I want you to look around this room right now and imagine what you would like to see in it. Close your eyes if that helps. Think of the pews, the chancel, the windows, every piece of this building and imagine your ideal space. Some of the details are gonna be your own biases or preferences. When I close my eyes I imagine this room having moveable chairs instead of pews, something that I know would give everyone here indigestion. However, I think that we all have a few shared parts of our dream. More people sitting in the pews. People from our neighborhood – people like us and quite different from us. Musicians to play and sing and lead us in worship above and beyond our present capacity.

Not every part of our dreams, as I said, comes from anything divinely inspired or even generally prudential. However, the capacity to imagine what could be allows us to plan for what could be. A willingness to imagine a future different than our own allows for God to shape our vision toward something new and different from what was. A willingness to imagine a world different from what currently is, means that we might have a world that does not make the same mistakes that our generation or the ones before it have already made. Imagination, the essence of all dreams, is what allows us to pursue what is right.

When Solomon went up to Gibeon, he did so as part of his coronation ritual. We do not know exactly why sleeping up on a hill would be part of it, but it might call back to other patriarchs like Abraham, Jacob, and Joseph who spoke to God in dreams. The King went on the mountain with the anticipation God would have something to say to the newly crowned monarch, and in Solomon’s case this was what happened. God spoke to Solomon and gave him a simple command. “Tell me what you would want from me.” God tells us at the end that most people would ask to live a long life or to have their enemies wiped out from the earth, but Solomon asked for something simpler. A sharp mind, and the knowledge necessary to lead well.

Solomon, despite that wisdom, was a tyrant of a king. He enslaved many people, he married many women, and kept many more sex-slaves beyond his already numerous wives. His taxes took from the treasuries of the poor to enrich his own, and while his reign was the most prosperous and powerful Israel would ever be – it set up his own sons to split the kingdom in half, to divide the monarchy, to destroy the unity of the people of God.

God gave Solomon wisdom, and that wisdom served him well. However, beyond that wisdom there needed to be goodness, and that goodness depended on the ability to believe something other than what is, was possible. Solomon became a great King, but he became a king like all the other kings of the earth. He chased after land, and money, and women, and eventually that unwillingness to be better led to him abandoning God as well.

At the time there were several streams of religion in Israel, two of which we can highlight. One saw God as standing at the very top of the heavens, commanding all lesser spirits. The other put God alongside other gods, and particularly paired him with a goddess named Asherah. Solomon placed many sacred groves on the hilltops of Israel, devoted to this divine wife of God, and slowly the faith of the people switched from the Lord God of Israel, Adonai, to a competing God also named, “Lord,” namely the god, “Ba’al.”

Elsewhere scripture tells us that God made Israel to be a different sort of people. The tribal confederacy lived as twelve independent bodies that came together when crisis arose.

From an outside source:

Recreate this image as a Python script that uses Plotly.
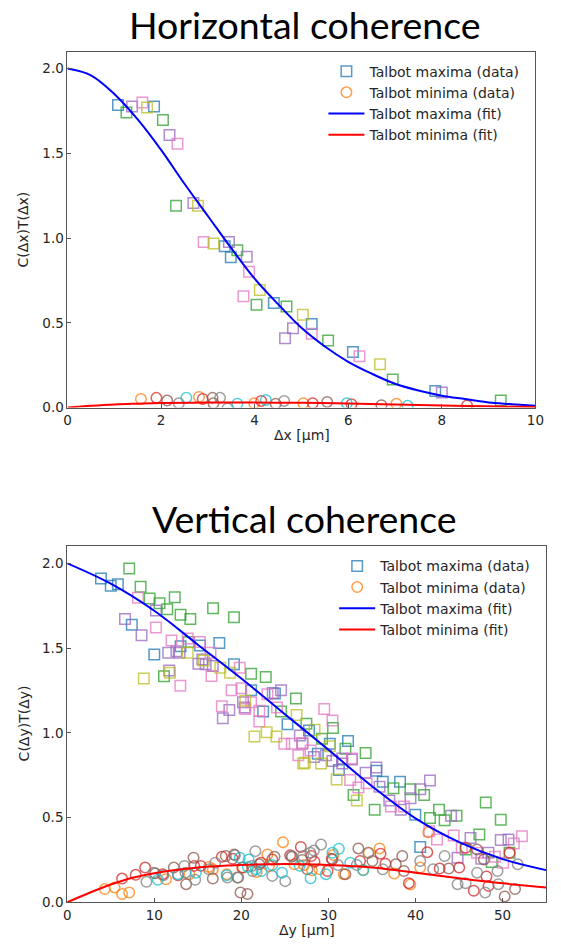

They were led by a clan structure, but would periodically appoint a “Judge,” to oversee specific times of trouble. Meanwhile, prophets would tell people what God’s will was in a given situation, with the main prophet serving as a priest in the Tabernacle placed over the Ark of the Covenant. Only when Israel saw the money and power accrued by other nations did they call for a King to be placed over them, and the prophet at the time, Samuel, read them the riot act for asking for one.

The people lacked imagination to see that they could be different from those around them. They wanted to be like the nations around them, and so sold themselves to a King who would oppress them again and again and again across generations. The Kings did not want to rule differently than the Kings before them, and so sought more money and power and women and prestige. The world was as it ever had been, and so no growth could ever come.

What made Christ’s movement so powerful was that it dared to imagine something different for the world. The movement was led by a homeless man, who did not dress well or speak in flowery language. The movement was nonviolent, even when its leader was killed he commanded his people that it was better to die innocent than kill and become a murderer. The movement was not based on making money, or maintaining its power in society, but in helping others and proclaiming its good news to anyone who would listen. The Church, at its outset, was willing to dream of an Earth that looked a bit more like Heaven, and so they made one.

Unfortunately, we did what Israel had done before us. We got power, and so we looked at what powerful people around us were doing. We cast out the needy, they brought down our property values. We took up weapons, claiming our crucified messiah needed to be defended with violence. We saw money as the primary reason to get people involved in our movement. We were invited into government and sought to replace Caesar’s face on all coins with our own. We did not care to build a community, we wanted a brand, and one that would sell and make us bigger and better and more influential and more like every other movement on earth.

And then… Through the slow rot of two thousand years. We began to die. Recently at a clergy meeting at a coffee shop, me and a few pastors made the comment, “The Church is dying.” Not about any one church, but about Church as it is. A woman who heard us, as she was leaving, told us that she thought we were wrong, that the Church is alive and well and it just needs to get out its doors! And that those young people need to get over themselves and fall in line… When we said, those of us gathered there, that “The Church,” was dying, we did not mean the people of God called together by Christ did not have a future. What we meant is that the Church as it is, must die, so that Christianity may live and flourish.

For hundreds of years, we have lacked the imagination to dream of a world any different from the one we live in. No wonder people stopped believing we had any power the moment that the Government and Society also began to lose some of their appeal. We were no different than Society, we were so tied up in Government, that no one could tell the difference anymore. Most Churches run like businesses without half the business sense, and people can tell when  we’re more worried about the future of a building than of a movement. We have to dream of something different, we have to believe that the world around us doesn’t have to be so bleak and distressing. We have to believe that there is a place for everyone, and ability to change to meet the needs of everyone. We have to understand that whatever we Dream of on Earth, can reflect what Dreams we are given of Heaven, but only if we are willing to say that the world as it is, is not enough.

Can you dare to let God lead you to dream of something else?